:: SOURCE EXCERPT ::

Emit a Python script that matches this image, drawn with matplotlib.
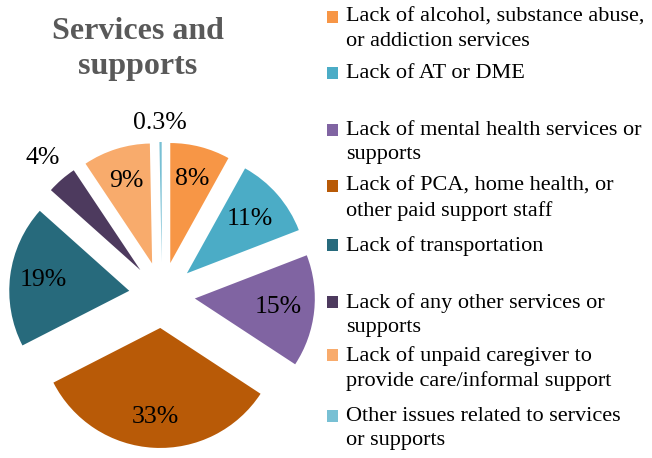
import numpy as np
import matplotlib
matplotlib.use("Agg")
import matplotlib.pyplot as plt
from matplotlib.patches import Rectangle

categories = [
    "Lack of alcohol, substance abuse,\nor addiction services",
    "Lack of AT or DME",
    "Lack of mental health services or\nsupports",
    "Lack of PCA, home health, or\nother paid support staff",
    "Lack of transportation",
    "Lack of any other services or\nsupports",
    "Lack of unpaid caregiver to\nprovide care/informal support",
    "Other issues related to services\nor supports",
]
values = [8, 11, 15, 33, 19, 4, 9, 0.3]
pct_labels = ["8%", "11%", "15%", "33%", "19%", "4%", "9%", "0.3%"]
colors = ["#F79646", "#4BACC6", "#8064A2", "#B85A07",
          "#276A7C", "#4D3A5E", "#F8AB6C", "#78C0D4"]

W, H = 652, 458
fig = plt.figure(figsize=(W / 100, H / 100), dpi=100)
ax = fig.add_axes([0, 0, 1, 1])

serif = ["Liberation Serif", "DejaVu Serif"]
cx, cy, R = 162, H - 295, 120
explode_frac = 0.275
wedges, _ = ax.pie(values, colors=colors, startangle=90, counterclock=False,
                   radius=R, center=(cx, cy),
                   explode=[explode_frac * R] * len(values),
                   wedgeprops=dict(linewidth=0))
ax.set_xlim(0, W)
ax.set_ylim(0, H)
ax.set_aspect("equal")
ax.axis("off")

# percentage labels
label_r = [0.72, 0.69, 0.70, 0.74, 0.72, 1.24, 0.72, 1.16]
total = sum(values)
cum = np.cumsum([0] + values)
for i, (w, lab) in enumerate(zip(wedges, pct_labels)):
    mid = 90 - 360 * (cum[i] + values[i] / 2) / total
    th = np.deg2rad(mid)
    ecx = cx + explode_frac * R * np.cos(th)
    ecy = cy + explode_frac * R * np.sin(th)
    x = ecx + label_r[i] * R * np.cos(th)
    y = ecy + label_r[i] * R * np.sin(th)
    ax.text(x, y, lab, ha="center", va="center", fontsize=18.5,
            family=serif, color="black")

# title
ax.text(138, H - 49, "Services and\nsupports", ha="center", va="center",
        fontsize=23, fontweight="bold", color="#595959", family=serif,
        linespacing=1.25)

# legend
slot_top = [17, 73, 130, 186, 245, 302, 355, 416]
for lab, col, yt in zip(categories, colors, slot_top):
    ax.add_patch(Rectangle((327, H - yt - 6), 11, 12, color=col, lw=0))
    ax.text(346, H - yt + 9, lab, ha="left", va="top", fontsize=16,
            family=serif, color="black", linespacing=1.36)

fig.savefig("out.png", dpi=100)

:::

_WORK TO BE COMPLETED_
Extract the full listing exactly, with the pictures left out.

_SOLUTION FOR THIS TASK_
Emit a Python script that matches this image, drawn with matplotlib.
import numpy as np
import matplotlib
matplotlib.use("Agg")
import matplotlib.pyplot as plt
from matplotlib.patches import Rectangle

categories = [
    "Lack of alcohol, substance abuse,\nor addiction services",
    "Lack of AT or DME",
    "Lack of mental health services or\nsupports",
    "Lack of PCA, home health, or\nother paid support staff",
    "Lack of transportation",
    "Lack of any other services or\nsupports",
    "Lack of unpaid caregiver to\nprovide care/informal support",
    "Other issues related to services\nor supports",
]
values = [8, 11, 15, 33, 19, 4, 9, 0.3]
pct_labels = ["8%", "11%", "15%", "33%", "19%", "4%", "9%", "0.3%"]
colors = ["#F79646", "#4BACC6", "#8064A2", "#B85A07",
          "#276A7C", "#4D3A5E", "#F8AB6C", "#78C0D4"]

W, H = 652, 458
fig = plt.figure(figsize=(W / 100, H / 100), dpi=100)
ax = fig.add_axes([0, 0, 1, 1])

serif = ["Liberation Serif", "DejaVu Serif"]
cx, cy, R = 162, H - 295, 120
explode_frac = 0.275
wedges, _ = ax.pie(values, colors=colors, startangle=90, counterclock=False,
                   radius=R, center=(cx, cy),
                   explode=[explode_frac * R] * len(values),
                   wedgeprops=dict(linewidth=0))
ax.set_xlim(0, W)
ax.set_ylim(0, H)
ax.set_aspect("equal")
ax.axis("off")

# percentage labels
label_r = [0.72, 0.69, 0.70, 0.74, 0.72, 1.24, 0.72, 1.16]
total = sum(values)
cum = np.cumsum([0] + values)
for i, (w, lab) in enumerate(zip(wedges, pct_labels)):
    mid = 90 - 360 * (cum[i] + values[i] / 2) / total
    th = np.deg2rad(mid)
    ecx = cx + explode_frac * R * np.cos(th)
    ecy = cy + explode_frac * R * np.sin(th)
    x = ecx + label_r[i] * R * np.cos(th)
    y = ecy + label_r[i] * R * np.sin(th)
    ax.text(x, y, lab, ha="center", va="center", fontsize=18.5,
            family=serif, color="black")

# title
ax.text(138, H - 49, "Services and\nsupports", ha="center", va="center",
        fontsize=23, fontweight="bold", color="#595959", family=serif,
        linespacing=1.25)

# legend
slot_top = [17, 73, 130, 186, 245, 302, 355, 416]
for lab, col, yt in zip(categories, colors, slot_top):
    ax.add_patch(Rectangle((327, H - yt - 6), 11, 12, color=col, lw=0))
    ax.text(346, H - yt + 9, lab, ha="left", va="top", fontsize=16,
            family=serif, color="black", linespacing=1.36)

fig.savefig("out.png", dpi=100)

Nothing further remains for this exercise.